Setting a TTL and walking away is incomplete. Over time, your requirements change, your services evolve, and what seemed like a good choice six months ago might not align with current reality.

Use Route 53’s CloudWatch metrics to observe your DNS query volume. If you’re seeing much higher query volume than expected, investigate whether your TTL might be set too low, or whether you have a caching misconfiguration somewhere. If you’re experiencing unexpected delays when making DNS changes, check whether your TTL is too high or whether you’re forgetting the temporal optimization pattern.

For critical services, you might also monitor the time lag between making a DNS change in Route 53 and observing that change reflected in client behavior. Tools that query multiple public DNS resolvers can give you visibility into propagation speed. If you’re seeing much longer propagation times than your TTL would suggest, investigate caching issues or misconfigured resolvers.

Summary and Next Steps#

TTL management in Route 53 is a balancing act, but it’s one where informed choices yield real operational benefits. The core trade-off is simple: high TTLs reduce costs and query load but slow propagation; low TTLs enable agility but increase expenses and infrastructure load. Rather than choosing a static TTL and hoping it works, the most sophisticated approach is to use temporal optimization—lowering TTLs before planned changes and raising them afterward.

Remember that Alias records simplify this decision by using AWS-managed TTLs, shifting the balance toward reliability. Understand how negative caching via SOA records affects your DNS migration patterns. And always tie your TTL strategy to your actual operational requirements—particularly your RTO and change velocity.

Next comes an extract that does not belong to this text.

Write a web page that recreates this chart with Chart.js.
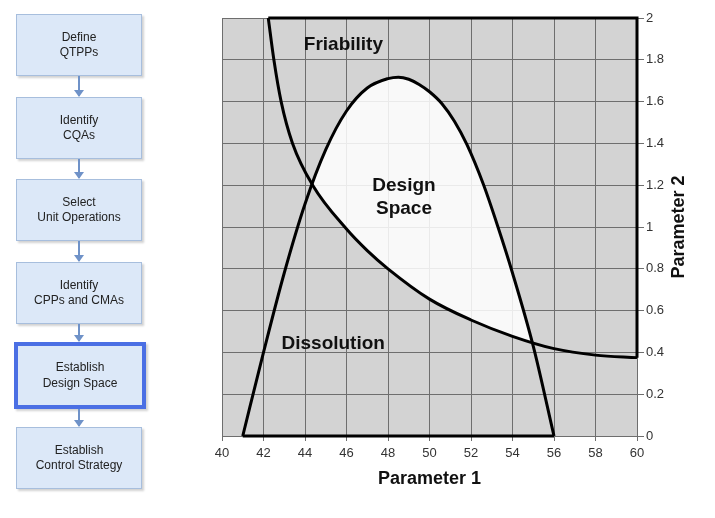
<!DOCTYPE html>
<html>
<head>
<meta charset="utf-8">
<script src="https://cdn.jsdelivr.net/npm/chart.js@4.4.1/dist/chart.umd.min.js"></script>
<style>
  html, body { margin:0; padding:0; background:#fff; }
  #wrap { position:relative; width:715px; height:518px; overflow:hidden; font-family:"Liberation Sans", Arial, sans-serif; }
  #c { position:absolute; left:0; top:0; }
  .box { position:absolute; left:16px; width:124px; height:60px; background:#dce8f8; border:1px solid #a7bedd;
         box-shadow:2px 2px 2px rgba(0,0,0,0.18); display:flex; align-items:center; justify-content:center;
         text-align:center; font-size:12px; line-height:15.5px; color:#222; }
  .box.hl { left:14px; width:124px; height:59px; border:4px solid #4b6fe4; }
  .arrow { position:absolute; left:78px; width:2px; background:#6f92c8; }
  .arrow::after { content:""; position:absolute; left:-4px; bottom:-1px; border-left:5px solid transparent; border-right:5px solid transparent; border-top:7px solid #6f92c8; }
</style>
</head>
<body>
<div id="wrap">
  <canvas id="c" width="715" height="518"></canvas>
  <div id="flow"></div>
</div>
<script>
// ---- data ----
const xTicks = [40, 42, 44, 46, 48, 50, 52, 54, 56, 58, 60];
const yTickLabels = ['0', '0.2', '0.4', '0.6', '0.8', '1', '1.2', '1.4', '1.6', '1.8', '2'];

const dissolutionX = [41, 42, 43, 44, 45, 46, 47, 48, 48.5, 49, 49.5, 50, 50.6, 51.2, 51.8, 52.6, 53.3, 54, 55, 56];
const dissolutionY = [0, 0.4, 0.78, 1.11, 1.37, 1.555, 1.665, 1.71, 1.717, 1.707, 1.682, 1.647, 1.59, 1.506, 1.395, 1.203, 1.0, 0.78, 0.43, 0];

const friabilityX = [42.23, 42.5, 42.85, 43.4, 44.37, 46, 47, 48, 50, 52, 54, 56, 58, 60];
const friabilityY = [2, 1.8, 1.6, 1.4, 1.2, 0.99, 0.887, 0.8, 0.655, 0.555, 0.477, 0.418, 0.387, 0.375];

const flowSteps = [
  ['Define', 'QTPPs'],
  ['Identify', 'CQAs'],
  ['Select', 'Unit Operations'],
  ['Identify', 'CPPs and CMAs'],
  ['Establish', 'Design Space'],
  ['Establish', 'Control Strategy']
];
const highlightedStep = 4;

// ---- flowchart (HTML) ----
const boxTops = [14, 97, 179, 262, 342, 427];
const flow = document.getElementById('flow');
flowSteps.forEach((lines, i) => {
  const d = document.createElement('div');
  d.className = 'box' + (i === highlightedStep ? ' hl' : '');
  d.style.top = boxTops[i] + 'px';
  d.innerHTML = lines.join('<br>');
  flow.appendChild(d);
  if (i < flowSteps.length - 1) {
    const bottom = boxTops[i] + (i === highlightedStep ? 67 : 62);
    const a = document.createElement('div');
    a.className = 'arrow';
    a.style.top = bottom + 'px';
    a.style.height = (boxTops[i + 1] - bottom - 1) + 'px';
    flow.appendChild(a);
  }
});

// ---- chart ----
const pts = (xs, ys) => xs.map((x, i) => ({ x: x, y: ys[i] }));
const nF = friabilityX.length - 1, nD = dissolutionX.length - 1;
const friabilityLimit = [
  { x: friabilityX[0], y: friabilityY[0] },
  { x: friabilityX[nF], y: friabilityY[0] },
  { x: friabilityX[nF], y: friabilityY[nF] }
];
const dissolutionBase = [
  { x: dissolutionX[0], y: dissolutionY[0] },
  { x: dissolutionX[nD], y: dissolutionY[nD] }
];

const FONT = '"Liberation Sans", Arial, sans-serif';
const GRID = '#6e6e6e';

const bgPlugin = {
  id: 'bg',
  beforeDraw(chart) {
    const { ctx, chartArea: a } = chart;
    ctx.save();
    ctx.fillStyle = '#d3d3d3';
    ctx.fillRect(a.left, a.top, a.right - a.left, a.bottom - a.top);
    ctx.restore();
  }
};

const labelPlugin = {
  id: 'labels',
  afterDraw(chart) {
    const { ctx, chartArea: a } = chart;
    const xs = chart.scales.x, ys = chart.scales.y;
    ctx.save();
    ctx.fillStyle = '#111';
    ctx.textAlign = 'center';
    ctx.textBaseline = 'middle';
    ctx.font = 'bold 19px ' + FONT;
    const notes = [
      ['Friability', 45.85, 1.871],
      ['Design', 48.77, 1.196],
      ['Space', 48.77, 1.086],
      ['Dissolution', 45.36, 0.443]
    ];
    notes.forEach(([t, x, y]) => ctx.fillText(t, xs.getPixelForValue(x), ys.getPixelForValue(y)));
    // axis titles
    ctx.font = 'bold 18px ' + FONT;
    ctx.fillText('Parameter 1', (a.left + a.right) / 2, 479);
    ctx.translate(679, (a.top + a.bottom) / 2);
    ctx.rotate(-Math.PI / 2);
    ctx.fillText('Parameter 2', 0, 0);
    ctx.restore();
  }
};

const line = (label, data, extra) => Object.assign({
  label: label, data: data, borderColor: '#000', borderWidth: 3, pointRadius: 0,
  cubicInterpolationMode: 'monotone', fill: false, clip: false, borderJoinStyle: 'miter'
}, extra || {});

new Chart(document.getElementById('c'), {
  type: 'line',
  data: {
    datasets: [
      line('Dissolution', pts(dissolutionX, dissolutionY), {
        fill: { target: 1, above: 'rgba(255,255,255,0.86)', below: 'rgba(0,0,0,0)' }
      }),
      line('Friability', pts(friabilityX, friabilityY)),
      line('Friability limit', friabilityLimit, { cubicInterpolationMode: 'default', tension: 0 }),
      line('Dissolution limit', dissolutionBase, { cubicInterpolationMode: 'default', tension: 0 })
    ]
  },
  options: {
    responsive: false,
    animation: false,
    layout: { padding: { left: 222, top: 18, right: 0, bottom: 0 } },
    plugins: {
      legend: { display: false }, tooltip: { enabled: false },
      filler: { drawTime: 'beforeDatasetsDraw' }
    },
    scales: {
      x: {
        type: 'linear', min: xTicks[0], max: xTicks[xTicks.length - 1],
        afterBuildTicks: s => { s.ticks = xTicks.map(v => ({ value: v })); },
        ticks: { color: '#333', font: { size: 13, family: FONT }, padding: 5, maxRotation: 0, autoSkip: false },
        grid: { color: GRID, lineWidth: 1, tickLength: 5 },
        border: { color: GRID },
        afterFit: s => { s.height = 82; }
      },
      y: {
        position: 'right', min: 0, max: 2,
        ticks: {
          stepSize: 0.2, color: '#333', font: { size: 13, family: FONT }, padding: 2,
          callback: (v) => yTickLabels[Math.round(v / 0.2)]
        },
        grid: { color: GRID, lineWidth: 1, tickLength: 7 },
        border: { color: GRID },
        afterFit: s => { s.width = 78; }
      }
    }
  },
  plugins: [bgPlugin, labelPlugin]
});
</script>
</body>
</html>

As you build on Route 53, periodically revisit your TTL settings. What made sense when your service was handling 10 requests per second might not be optimal at 1000 requests per second. What was appropriate for a stable service might be too conservative for a rapidly evolving platform. TTL management is not a set-and-forget decision; it’s an ongoing tuning activity that pays dividends in both cost and operational resilience.